For a few months now, Colin and I have been trying to find a day and time that suited us both to see “Hairspray – The Musical“, currently at Sydney’s Lyric Theatre. I’d seen the original movie years ago with Divine, Sonny Bono, Ricki Lake and so on, and Colin had seen the John Travolta version, which I’d never bothered to see, since I loved the original so much.
But even though we had both been wanting to see the musical for some time, life and overseas travel had stopped us from actually purchasing tickets. In some ways it was good to wait a few months, because we ended up with really great tickets which, in theatre terms, were pretty much close to perfect. In the seventh row, just to the left of centre, you have a great view of the stage without being too close. You can also hear everything really well, though that’s not too much of an issue at the Lyric Theatre since everything is amplified. That said, we both struggled at times to pick up some of the lyrics, but that may just have been a factor of age.

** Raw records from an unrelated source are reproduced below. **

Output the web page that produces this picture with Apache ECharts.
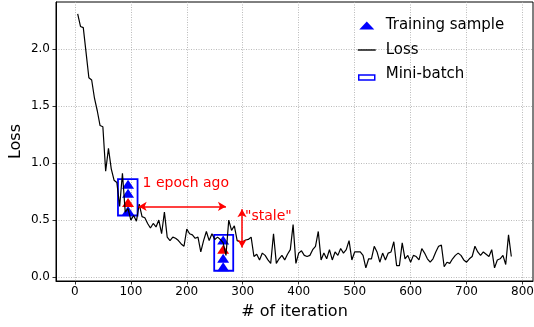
<!DOCTYPE html>
<html><head><meta charset="utf-8">
<script src="https://cdn.jsdelivr.net/npm/echarts@6/dist/echarts.min.js"></script>
<style>html,body{margin:0;padding:0;background:#fff}#c{width:534px;height:327px}</style>
</head><body><div id="c"></div>
<script>
// ---- data ----
const iterations = [5,10,15,20,25,30,35,40,45,50,55,60,65,70,75,80,85,90,95,100,
105,110,115,120,125,130,135,140,145,150,155,160,165,170,175,180,185,190,195,200,
205,210,215,220,225,230,235,240,245,250,255,260,265,270,275,280,285,290,295,300,
305,310,315,320,325,330,335,340,345,350,355,360,365,370,375,380,385,390,395,400,
405,410,415,420,425,430,435,440,445,450,455,460,465,470,475,480,485,490,495,500,
505,510,515,520,525,530,535,540,545,550,555,560,565,570,575,580,585,590,595,600,
605,610,615,620,625,630,635,640,645,650,655,660,665,670,675,680,685,690,695,700,
705,710,715,720,725,730,735,740,745,750,755,760,765,770,775,780];
const lossValues = [2.31,2.20,2.19,1.97,1.75,1.73,1.57,1.46,1.33,1.32,0.93,1.13,0.95,0.85,0.83,0.62,0.91,0.57,0.60,0.50,
0.54,0.49,0.64,0.53,0.52,0.47,0.43,0.47,0.44,0.50,0.38,0.57,0.35,0.32,0.35,0.34,0.32,0.29,0.27,0.42,
0.38,0.37,0.34,0.35,0.22,0.32,0.40,0.32,0.38,0.33,0.35,0.33,0.30,0.19,0.50,0.41,0.45,0.32,0.31,0.31,
0.325,0.33,0.35,0.18,0.20,0.15,0.21,0.19,0.15,0.12,0.38,0.12,0.16,0.19,0.15,0.20,0.24,0.46,0.12,0.21,
0.23,0.19,0.18,0.19,0.24,0.27,0.40,0.15,0.21,0.16,0.24,0.15,0.22,0.19,0.25,0.21,0.24,0.32,0.15,0.22,
0.22,0.22,0.19,0.08,0.16,0.16,0.27,0.22,0.13,0.21,0.15,0.21,0.22,0.31,0.10,0.10,0.30,0.16,0.19,0.13,
0.19,0.18,0.15,0.25,0.21,0.16,0.13,0.16,0.22,0.27,0.28,0.09,0.13,0.12,0.16,0.19,0.21,0.19,0.15,0.13,
0.16,0.18,0.27,0.22,0.19,0.22,0.20,0.18,0.24,0.08,0.15,0.16,0.19,0.11,0.37,0.18];
const sampleBluePoints = [[95,0.815],[95,0.735],[95,0.585],[265,0.325],[265,0.164],[265,0.09]];
const sampleRedPoints = [[95,0.655],[265,0.243]];
const miniBatchBoxes = [[77,0.54,112,0.86],[249,0.055,283,0.37]];
const epochArrow = [[114,0.62],[270,0.62]];
const staleArrow = [[298.7,0.594],[298.7,0.26]];
const annotationLabels = ['1 epoch ago', '"stale"'];
const annotationAnchors = [[121,0.825],[304,0.535]];
const xTickValues = [0,100,200,300,400,500,600,700,800];
const yTickValues = [0,0.5,1.0,1.5,2.0];

// ---- chart ----
const FONT = 'DejaVu Sans';
const chart = echarts.init(document.getElementById('c'), null, {renderer:'canvas'});
const lossData = iterations.map((x,i)=>[x, lossValues[i]]);
const annData = annotationAnchors.map((p,i)=>({name:annotationLabels[i], value:p}));

chart.setOption({
  animation:false,
  backgroundColor:'#fff',
  textStyle:{fontFamily:FONT},
  grid:{left:56,right:1,top:2,bottom:46,show:true,borderColor:'#000',borderWidth:1,
    containLabel:false, outerBoundsMode:'none'},
  legend:{
    orient:'vertical', left:352, top:13, itemWidth:18, itemHeight:12, itemGap:9.5,
    selectedMode:false,
    textStyle:{fontSize:15,color:'#000',fontFamily:FONT,padding:[0,0,0,5]},
    data:[
      {name:'Training sample', icon:'path://M0,0M18,12M1.5,10L9,2L16.5,10Z', itemStyle:{color:'#0000ff',opacity:1}},
      {name:'Loss', icon:'path://M0,0M18,12M0,5.3H18V6.7H0Z', itemStyle:{color:'#000',opacity:1}},
      {name:'Mini-batch', icon:'path://M0,0M18,12M1,6.5H17V11.5H1Z', itemStyle:{color:'#fff',borderColor:'#0000ff',borderWidth:1.5,opacity:1}}
    ]
  },
  xAxis:{
    type:'value', min:-33.75, max:818.75, interval:100,
    name:'# of iteration', nameLocation:'middle', nameGap:23, nameMoveOverlap:false,
    nameTextStyle:{fontSize:16,color:'#000',fontFamily:FONT},
    axisLine:{show:true,onZero:false,lineStyle:{color:'#000',width:1}},
    axisTick:{show:true,inside:false,length:3.5,lineStyle:{color:'#000',width:0.8},customValues:xTickValues},
    axisLabel:{fontSize:12,color:'#000',margin:5,fontFamily:FONT,customValues:xTickValues},
    splitLine:{show:true,lineStyle:{type:[1,1.5],color:'#a8a8a8',width:0.8}}
  },
  yAxis:{
    type:'value', min:-0.035, max:2.415, interval:0.5,
    name:'Loss', nameLocation:'middle', nameGap:32, nameRotate:90, nameMoveOverlap:false,
    nameTextStyle:{fontSize:16,color:'#000',fontFamily:FONT},
    axisLine:{show:true,onZero:false,lineStyle:{color:'#000',width:1}},
    axisTick:{show:true,inside:false,length:3.5,lineStyle:{color:'#000',width:0.8},customValues:yTickValues},
    axisLabel:{fontSize:12,color:'#000',margin:6,fontFamily:FONT,customValues:yTickValues,
      formatter:v=>Number(v).toFixed(1)},
    splitLine:{show:true,lineStyle:{type:[1,1.5],color:'#a8a8a8',width:0.8}}
  },
  series:[
    {
      name:'Training sample', type:'scatter', data:sampleBluePoints, symbol:'triangle',
      symbolSize:[12,9], itemStyle:{color:'#0000ff',opacity:1}, z:2, silent:true
    },
    {
      name:'Current sample', type:'scatter', data:sampleRedPoints, symbol:'triangle',
      symbolSize:[12,9], itemStyle:{color:'#ff0000',opacity:1}, z:2, silent:true
    },
    {
      name:'Mini-batch', type:'custom', data:miniBatchBoxes, z:3, silent:true,
      dimensions:['x0','y0','x1','y1'], encode:{x:[0,2], y:[1,3]},
      itemStyle:{color:'#0000ff'},
      renderItem:(params, api)=>{
        const p0 = api.coord([api.value(0), api.value(3)]);
        const p1 = api.coord([api.value(2), api.value(1)]);
        return {type:'rect', shape:{x:p0[0], y:p0[1], width:p1[0]-p0[0], height:p1[1]-p0[1]},
          style:{fill:'none', stroke:'#0000ff', lineWidth:1.8}};
      }
    },
    {
      name:'Loss', type:'line', data:lossData, symbol:'none', z:4, silent:true,
      lineStyle:{color:'#000', width:1.2}, itemStyle:{color:'#000'}
    },
    {
      name:'annotations', type:'scatter', data:annData, symbolSize:0, z:5, silent:true,
      itemStyle:{opacity:1},
      label:{show:true, position:'right', distance:0, formatter:'{b}', color:'#ff0000', opacity:1, fontSize:14, fontFamily:FONT},
      markLine:{
        silent:true, symbol:['arrow','arrow'], symbolSize:[7,8],
        label:{show:false},
        lineStyle:{color:'#ff0000', width:1.5, type:'solid', opacity:1},
        emphasis:{disabled:true},
        data:[
          [{coord:epochArrow[0]},{coord:epochArrow[1]}],
          [{coord:staleArrow[0]},{coord:staleArrow[1]}]
        ]
      }
    }
  ]
});
</script>
</body></html>
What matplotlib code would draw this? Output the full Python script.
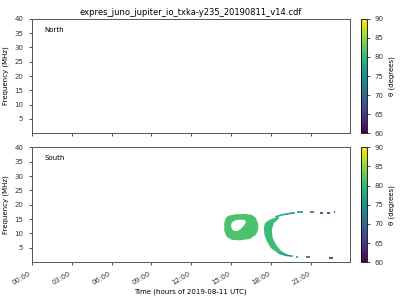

The story line for the musical is pretty much the same as for the first movie. Tracey Turnblad is an American teenager who loves a “Bandstand-style” television dance program which remains “racially segregated”. Only once a month are black teenagers allowed to appear on the program. I guess I’m too young to understand how that could have been a reality. Sure, I’ve lived in parts of Australia where there’s “informal segregation”, and even now Australian media (like Australian society) remains fairly white and middle-class. But still, the idea of official and legal segregation of television programs, schools, restaurants and so on, is mind-boggling. There’s actually a line from the show which resonated strongly with me, when Edna (the mother) says something about how “people like us” never get to appear on television unless they want to laugh at us. And that’s what I really like about the whole idea of “Hairspray” – it deals with a really tough issue in a very accessible manner.
The musical is great fun, and it pumps along at a cracking pace. The story is pretty much the same as the movie. The only significant difference I noted was that Tracey never ever “ironed her hair” which, in the original movie, was an indicator of her growth as a character. The music is also very much in keeping with the original movie, though I didn’t find there were too many “memorable” songs. I don’t mean the song dance numbers were forgettable, it’s just that I didn’t find the tunes particularly memorable. The only song I really remember a few hours later is “Welcome To The 60s”.
The best scene from the show, in my opinion, is the big number – a fantasy dance piece – involving Wilbur and Edna Turnblad. Grant Piro (as Wilbur) and Trevor Ashley (as Edna) are both terrific. And even though it seems like they might have fluffed a couple of lines tonight, they’re head and shoulders above the rest of the cast.
In particular, I loved the way in which they interacted with what’s possibly the most controversial aspect of the show – theatre wise – the giant screens which are “the set”. Aside from the actors, there’s little else on the stage, as the giant screens do the scene changes for you, both in a literal sense, and in helping to create the mood for the show. It could have all gone horribly wrong, and looked like nothing more than a pop concert, but the designers and producers and directors and whatever, have managed to pull it off with great success.
So overall, Hairpsray wasn’t the greatest piece of theatre I’ve ever seen, but it was pretty bloody good.